Charts and diagrams as code:
----------

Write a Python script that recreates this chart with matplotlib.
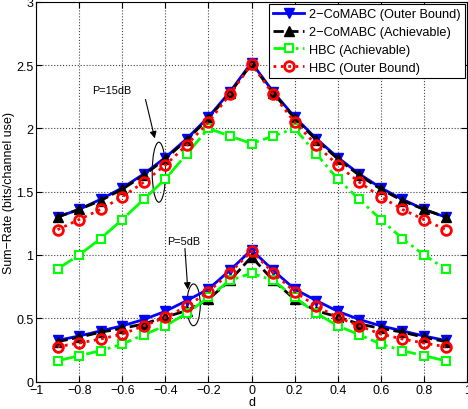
import numpy as np
import matplotlib
matplotlib.use('Agg')
import matplotlib.pyplot as plt
from matplotlib.patches import Ellipse

plt.rcParams['font.family'] = ['Liberation Sans', 'DejaVu Sans']

# distance d
d = [-0.9, -0.8, -0.7, -0.6, -0.5, -0.4, -0.3, -0.2, -0.1, 0.0,
     0.1, 0.2, 0.3, 0.4, 0.5, 0.6, 0.7, 0.8, 0.9]

# P = 15 dB
comabc_outer_15 = [1.30, 1.36, 1.44, 1.53, 1.64, 1.77, 1.92, 2.09, 2.29, 2.52,
                   2.29, 2.09, 1.92, 1.77, 1.64, 1.53, 1.44, 1.36, 1.30]
comabc_ach_15 = [1.30, 1.36, 1.43, 1.52, 1.63, 1.76, 1.91, 2.08, 2.28, 2.51,
                 2.28, 2.08, 1.91, 1.76, 1.63, 1.52, 1.43, 1.36, 1.30]
hbc_ach_15 = [0.89, 1.00, 1.13, 1.28, 1.44, 1.60, 1.80, 2.00, 1.94, 1.88,
              1.94, 2.00, 1.80, 1.60, 1.44, 1.28, 1.13, 1.00, 0.89]
hbc_outer_15 = [1.20, 1.28, 1.36, 1.46, 1.575, 1.71, 1.87, 2.05, 2.27, 2.51,
                2.27, 2.05, 1.87, 1.71, 1.575, 1.46, 1.36, 1.28, 1.20]

# P = 5 dB
comabc_outer_5 = [0.325, 0.36, 0.40, 0.44, 0.49, 0.555, 0.64, 0.73, 0.88, 1.04,
                  0.88, 0.73, 0.64, 0.555, 0.49, 0.44, 0.40, 0.36, 0.325]
comabc_ach_5 = [0.315, 0.35, 0.39, 0.42, 0.455, 0.51, 0.56, 0.65, 0.80, 0.985,
                0.80, 0.65, 0.56, 0.51, 0.455, 0.42, 0.39, 0.35, 0.315]
hbc_ach_5 = [0.164, 0.204, 0.244, 0.296, 0.37, 0.44, 0.54, 0.665, 0.80, 0.855,
             0.80, 0.665, 0.54, 0.44, 0.37, 0.296, 0.244, 0.204, 0.164]
hbc_outer_5 = [0.275, 0.304, 0.336, 0.375, 0.44, 0.507, 0.595, 0.71, 0.86, 1.03,
               0.86, 0.71, 0.595, 0.507, 0.44, 0.375, 0.336, 0.304, 0.275]

fig = plt.figure(figsize=(4.68, 4.10), dpi=100)
ax = fig.add_axes([0.077, 0.067, 0.921, 0.926])

blue = dict(color='#0000ff', ls='-', lw=2, marker='v', ms=7, mfc='#0000ff', mec='#0000ff')
black = dict(color='black', ls='--', lw=2, marker='^', ms=7, mfc='black', mec='black')
green = dict(color='#00ff00', ls='-.', lw=2, marker='s', ms=5.5, mfc='white', mec='#00ff00', mew=1.5)
red = dict(color='#ff0000', ls=':', lw=2, marker='o', ms=7, mfc='none', mec='#ff0000', mew=2)

ax.plot(d, comabc_outer_15, label='2\u2212CoMABC (Outer Bound)', **blue)
ax.plot(d, comabc_ach_15, label='2\u2212CoMABC (Achievable)', **black)
ax.plot(d, hbc_ach_15, label='HBC (Achievable)', **green)
ax.plot(d, hbc_outer_15, label='HBC (Outer Bound)', **red)

ax.plot(d, comabc_outer_5, **blue)
ax.plot(d, comabc_ach_5, **black)
ax.plot(d, hbc_ach_5, **green)
ax.plot(d, hbc_outer_5, **red)

# annotations
ax.add_patch(Ellipse((-0.43, 1.654), 0.062, 0.474, fill=False, ec='black', lw=0.8))
ax.add_patch(Ellipse((-0.269, 0.606), 0.062, 0.33, fill=False, ec='black', lw=0.8))
ax.annotate('', xy=(-0.446, 1.90), xytext=(-0.495, 2.25),
            arrowprops=dict(arrowstyle='-|>', color='black', lw=0.8))
ax.annotate('', xy=(-0.295, 0.705), xytext=(-0.31, 1.074),
            arrowprops=dict(arrowstyle='-|>', color='black', lw=0.8))
ax.text(-0.648, 2.30, 'P=15dB', fontsize=7.8, ha='center', va='center')
ax.text(-0.315, 1.113, 'P=5dB', fontsize=7.8, ha='center', va='center')

ax.set_xlim(-1, 1)
ax.set_ylim(0, 3)
ax.set_xticks(np.arange(-1, 1.01, 0.2))
ax.set_yticks(np.arange(0, 3.01, 0.5))
ax.set_xticklabels(['\u22121', '\u22120.8', '\u22120.6', '\u22120.4', '\u22120.2',
                    '0', '0.2', '0.4', '0.6', '0.8', '1'])
ax.set_yticklabels(['0', '0.5', '1', '1.5', '2', '2.5', '3'])
ax.tick_params(direction='in', labelsize=9, top=True, right=True, length=4, pad=2)
ax.grid(True, ls=':', color='#444444', lw=0.8)
ax.set_xlabel('d', fontsize=9, labelpad=0)
ax.set_ylabel('Sum\u2212Rate (bits/channel use)', fontsize=9, labelpad=1)

leg = ax.legend(loc='upper right', fontsize=9.2, fancybox=False, framealpha=1,
                edgecolor='black', borderaxespad=0.15, handlelength=2.4,
                labelspacing=0.45, borderpad=0.35, handletextpad=0.4)
leg.get_frame().set_linewidth(0.8)

fig.savefig('out.png', dpi=100)
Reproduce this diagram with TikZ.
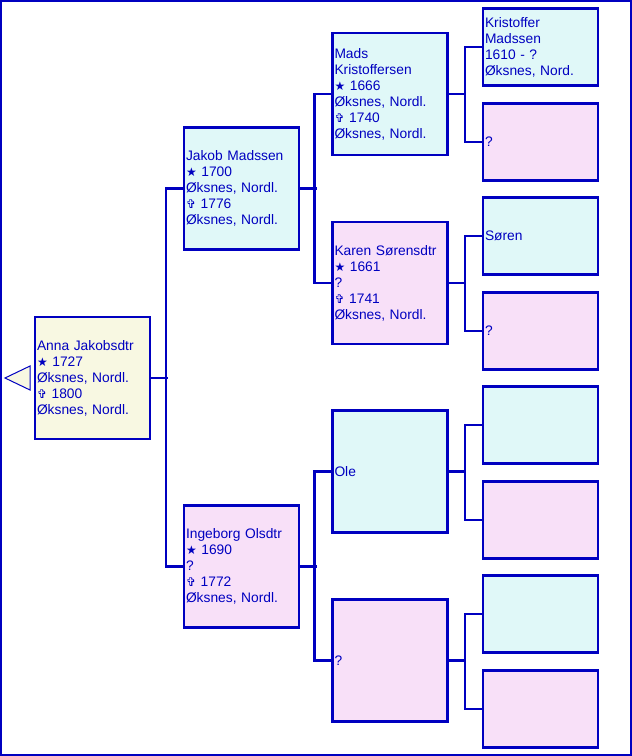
\documentclass[tikz,border=0pt]{standalone}
\usepackage{fontspec}
\setmainfont{Liberation Sans}
\newfontfamily\symfont{DejaVu Sans}
\usetikzlibrary{positioning}
\definecolor{lineblue}{HTML}{0000C0}
\definecolor{malefill}{HTML}{E0F8F8}
\definecolor{femalefill}{HTML}{F8E0F8}
\definecolor{rootfill}{HTML}{F8F8E2}
\newcommand{\birth}{{\symfont\fontsize{12}{12}\selectfont ★}}
\newcommand{\death}{{\symfont\fontsize{12}{12}\selectfont ✞}}
\tikzset{person/.style = {shape = rectangle, draw = lineblue, line width = 2.4pt, text = lineblue, align = left, text width = 111pt, inner xsep = 2pt, inner ysep = 0pt, font = \fontsize{13.8}{16}\selectfont}}
\tikzset{big/.style = {person, minimum height = 122pt}}
\tikzset{small/.style = {person, minimum height = 77pt}}
\tikzset{male/.style = {fill = malefill}}
\tikzset{female/.style = {fill = femalefill}}
\tikzset{edge/.style = {-, draw = lineblue, line width = 2.4pt}}

\begin{document}
\begin{tikzpicture}[x = 1pt, y = -1pt]
	\useasboundingbox (0, 0) rectangle (632, 756);
	\draw[lineblue, line width = 2.4pt] (1.2, 1.2) rectangle (630.8, 754.8);

	% root person
	\node[big, fill = rootfill] (anna) at (92.5, 378) {Anna Jakobsdtr\\\birth\ 1727\\Øksnes, Nordl.\\\death\ 1800\\Øksnes, Nordl.};
	\draw[lineblue, fill = rootfill, line width = 1pt] (30, 366) -- (5, 378) -- (30, 390) -- cycle;

	% parents
	\node[big, male] (jakob) at (241.5, 188.5) {Jakob Madssen\\\birth\ 1700\\Øksnes, Nordl.\\\death\ 1776\\Øksnes, Nordl.};
	\node[big, female] (ingeborg) at (241.5, 566.5) {Ingeborg Olsdtr\\\birth\ 1690\\?\\\death\ 1772\\Øksnes, Nordl.};

	% grandparents
	\node[big, male] (mads) at (390, 94) {Mads\\Kristoffersen\\\birth\ 1666\\Øksnes, Nordl.\\\death\ 1740\\Øksnes, Nordl.};
	\node[big, female] (karen) at (390, 283) {Karen Sørensdtr\\\birth\ 1661\\?\\\death\ 1741\\Øksnes, Nordl.};
	\node[big, male] (ole) at (390, 471.5) {Ole};
	\node[big, female] (ingmother) at (390, 660.5) {?};

	% great-grandparents
	\node[small, male] (kristoffer) at (540.5, 47) {Kristoffer\\Madssen\\1610 - ?\\Øksnes, Nord.};
	\node[small, female] (madsmother) at (540.5, 142) {?};
	\node[small, male] (soren) at (540.5, 236) {Søren};
	\node[small, female] (karenmother) at (540.5, 331) {?};
	\node[small, male] (olefather) at (540.5, 425) {};
	\node[small, female] (olemother) at (540.5, 520) {};
	\node[small, male] (motherfather) at (540.5, 614) {};
	\node[small, female] (mothermother) at (540.5, 709) {};

	\draw[edge] (anna.east) -- ++(17, 0);
	\draw[edge] (jakob.west) -- ++(-17, 0) |- (ingeborg.west);

	\draw[edge] (jakob.east) -- ++(17, 0);
	\draw[edge] (mads.west) -- ++(-17, 0) |- (karen.west);
	\draw[edge] (ingeborg.east) -- ++(17, 0);
	\draw[edge] (ole.west) -- ++(-17, 0) |- (ingmother.west);

	\draw[edge] (mads.east) -- ++(17, 0);
	\draw[edge] (kristoffer.west) -- ++(-17, 0) |- (madsmother.west);
	\draw[edge] (karen.east) -- ++(17, 0);
	\draw[edge] (soren.west) -- ++(-17, 0) |- (karenmother.west);
	\draw[edge] (ole.east) -- ++(17, 0);
	\draw[edge] (olefather.west) -- ++(-17, 0) |- (olemother.west);
	\draw[edge] (ingmother.east) -- ++(17, 0);
	\draw[edge] (motherfather.west) -- ++(-17, 0) |- (mothermother.west);
\end{tikzpicture}
\end{document}
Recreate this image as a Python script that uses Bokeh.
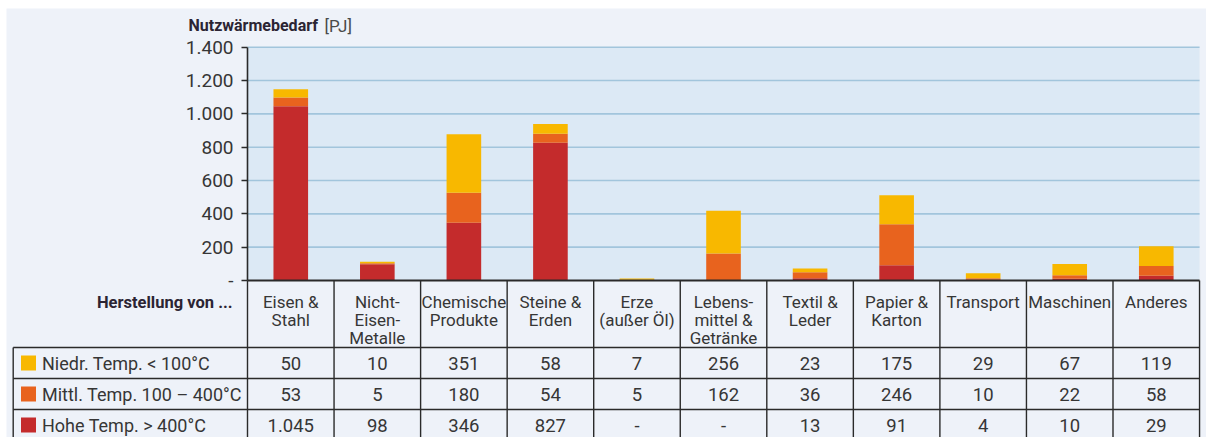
from bokeh.plotting import figure
from bokeh.models import Range1d, LinearAxis, FixedTicker, ColumnDataSource
from bokeh.core.properties import value
from bokeh.embed import file_html
from bokeh.resources import INLINE

# ---------------- data ----------------
categories = ["Eisen &\nStahl", "Nicht-\nEisen-\nMetalle", "Chemische\nProdukte",
              "Steine &\nErden", "Erze\n(außer Öl)", "Lebens-\nmittel &\nGetränke",
              "Textil &\nLeder", "Papier &\nKarton", "Transport", "Maschinen", "Anderes"]
niedr = [50, 10, 351, 58, 7, 256, 23, 175, 29, 67, 119]
mittl = [53, 5, 180, 54, 5, 162, 36, 246, 10, 22, 58]
hohe = [1045, 98, 346, 827, 0, 0, 13, 91, 4, 10, 29]
series_labels = ["Niedr. Temp. < 100°C", "Mittl. Temp. 100 – 400°C", "Hohe Temp. > 400°C"]
y_ticks = [0, 200, 400, 600, 800, 1000, 1200, 1400]
y_tick_labels = ["-", "200", "400", "600", "800", "1.000", "1.200", "1.400"]
title_bold = "Nutzwärmebedarf"
title_unit = "[PJ]"
row_header = "Herstellung von ..."

# ---------------- styles ----------------
C_LOW, C_MID, C_HIGH = "#f8b800", "#e8631e", "#c42b2c"
BG = "#eef2f9"
PLOT_BG = "#dce9f5"
GRID = "#a2c5dc"
LINE = "#2a2a2a"
TXT = "#363636"
FONT = value("Roboto")

# ---------------- layout (page pixels) ----------------
W, H = 1206, 437
PLOT_LEFT = 247.0             # page x of category 0 left edge
COL_PX = 86.55                # px per category
ZERO_Y = 280.0                # page y of value 0
U_PER_PX = 1400 / (280.0 - 46.7)

def dx(px):
    return (px - PLOT_LEFT) / COL_PX

def dy(py):
    return (ZERO_Y - py) * U_PER_PX

n = len(categories)
p = figure(width=W, height=H, output_backend="svg", toolbar_location=None,
           x_range=Range1d(dx(0), dx(W)), y_range=Range1d(dy(H), dy(0)),
           x_axis_location=None, y_axis_location=None, min_border=0,
           background_fill_color="white", border_fill_color="white",
           outline_line_color=None)
p.xgrid.visible = False
p.ygrid.visible = False

# panel background
p.quad(left=[dx(6)], right=[dx(W + 10)], bottom=[dy(H + 10)], top=[dy(8)],
       fill_color=BG, line_color=None)
# plot background
p.quad(left=[0], right=[n], bottom=[y_ticks[0]], top=[y_ticks[-1]],
       fill_color=PLOT_BG, line_color=None)
# grid lines
p.segment(x0=[0] * (len(y_ticks) - 1), x1=[n] * (len(y_ticks) - 1),
          y0=y_ticks[1:], y1=y_ticks[1:], line_color=GRID, line_width=1.6)

# bars
xs = [i + 0.5 for i in range(n)]
src = ColumnDataSource(dict(x=xs, hohe=hohe, mittl=mittl, niedr=niedr))
p.vbar_stack(["hohe", "mittl", "niedr"], x="x", width=0.40,
             color=[C_HIGH, C_MID, C_LOW], line_color=None, source=src)

# y axis
yaxis = LinearAxis(fixed_location=0, bounds=(y_ticks[0], y_ticks[-1]),
                   ticker=FixedTicker(ticks=y_ticks),
                   major_label_overrides={t: l for t, l in zip(y_ticks, y_tick_labels)})
yaxis.axis_line_color = LINE
yaxis.axis_line_width = 1.6
yaxis.major_tick_out = 6
yaxis.major_tick_in = 0
yaxis.major_tick_line_color = LINE
yaxis.major_tick_line_width = 1.6
yaxis.minor_tick_line_color = None
yaxis.major_label_text_font = "Roboto"
yaxis.major_label_text_font_size = "19px"
yaxis.major_label_text_color = TXT
yaxis.major_label_standoff = 8
p.add_layout(yaxis, "left")

# table geometry
header_bottom = 347.0
row_h = 31.0
row_lines = [header_bottom + k * row_h for k in range(4)]
table_left = 12.7
bottom_py = H + 20

# x axis line (top of table)
p.segment(x0=[0], x1=[n], y0=[0], y1=[0], line_color=LINE, line_width=2)
# vertical column lines
p.segment(x0=list(range(n + 1)), x1=list(range(n + 1)), y0=[0] * (n + 1),
          y1=[dy(bottom_py)] * (n + 1), line_color=LINE, line_width=1.4)
# left border of data rows
p.segment(x0=[dx(table_left)], x1=[dx(table_left)], y0=[dy(row_lines[0])],
          y1=[dy(bottom_py)], line_color=LINE, line_width=1.4)
# horizontal row lines
p.segment(x0=[dx(table_left)] * 3, x1=[n] * 3, y0=[dy(v) for v in row_lines[:3]],
          y1=[dy(v) for v in row_lines[:3]], line_color=LINE, line_width=1.4)

# category labels (header row)
p.text(x=xs, y=[dy(291)] * n, text=categories, text_font=FONT, text_font_size="17px",
       text_color=TXT, text_align="center", text_baseline="top", text_line_height=0.92)

# header label
p.text(x=[dx(232)], y=[dy(302)], text=[row_header], text_font=FONT, text_font_size="16.5px",
       text_font_style="bold", text_color="#2b2433", text_align="right",
       text_baseline="middle")

# title
p.text(x=[dx(188)], y=[dy(25)], text=[title_bold], text_font=FONT, text_font_size="16px",
       text_font_style="bold", text_color="#2b2433", text_align="left", text_baseline="middle")
p.text(x=[dx(324)], y=[dy(25)], text=[title_unit], text_font=FONT, text_font_size="17px",
       text_color="#4a4a4a", text_align="left", text_baseline="middle")

# data rows
def fmt(v):
    return "-" if v == 0 else f"{v:,}".replace(",", ".")

series = [niedr, mittl, hohe]
colors = [C_LOW, C_MID, C_HIGH]
for k, (vals, lab, col) in enumerate(zip(series, series_labels, colors)):
    cy = dy(row_lines[k] + row_h / 2)
    p.scatter(x=[dx(28)], y=[cy], marker="square", size=15, fill_color=col,
              line_color=None)
    p.text(x=[dx(41.5)], y=[cy], text=[lab], text_font=FONT, text_font_size="18px",
           text_color=TXT, text_align="left", text_baseline="middle")
    p.text(x=xs, y=[cy] * n, text=[fmt(v) for v in vals], text_font=FONT,
           text_font_size="18.5px", text_color=TXT, text_align="center",
           text_baseline="middle")

open("out.html", "w").write(file_html(p, INLINE))
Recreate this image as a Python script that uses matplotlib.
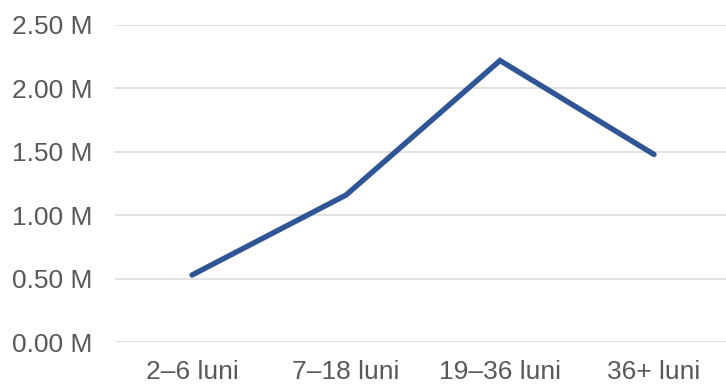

----------

From the material above, copy each line that includes the word "with".

Write a Python script that recreates this chart with matplotlib.
Reproduce this diagram with TikZ.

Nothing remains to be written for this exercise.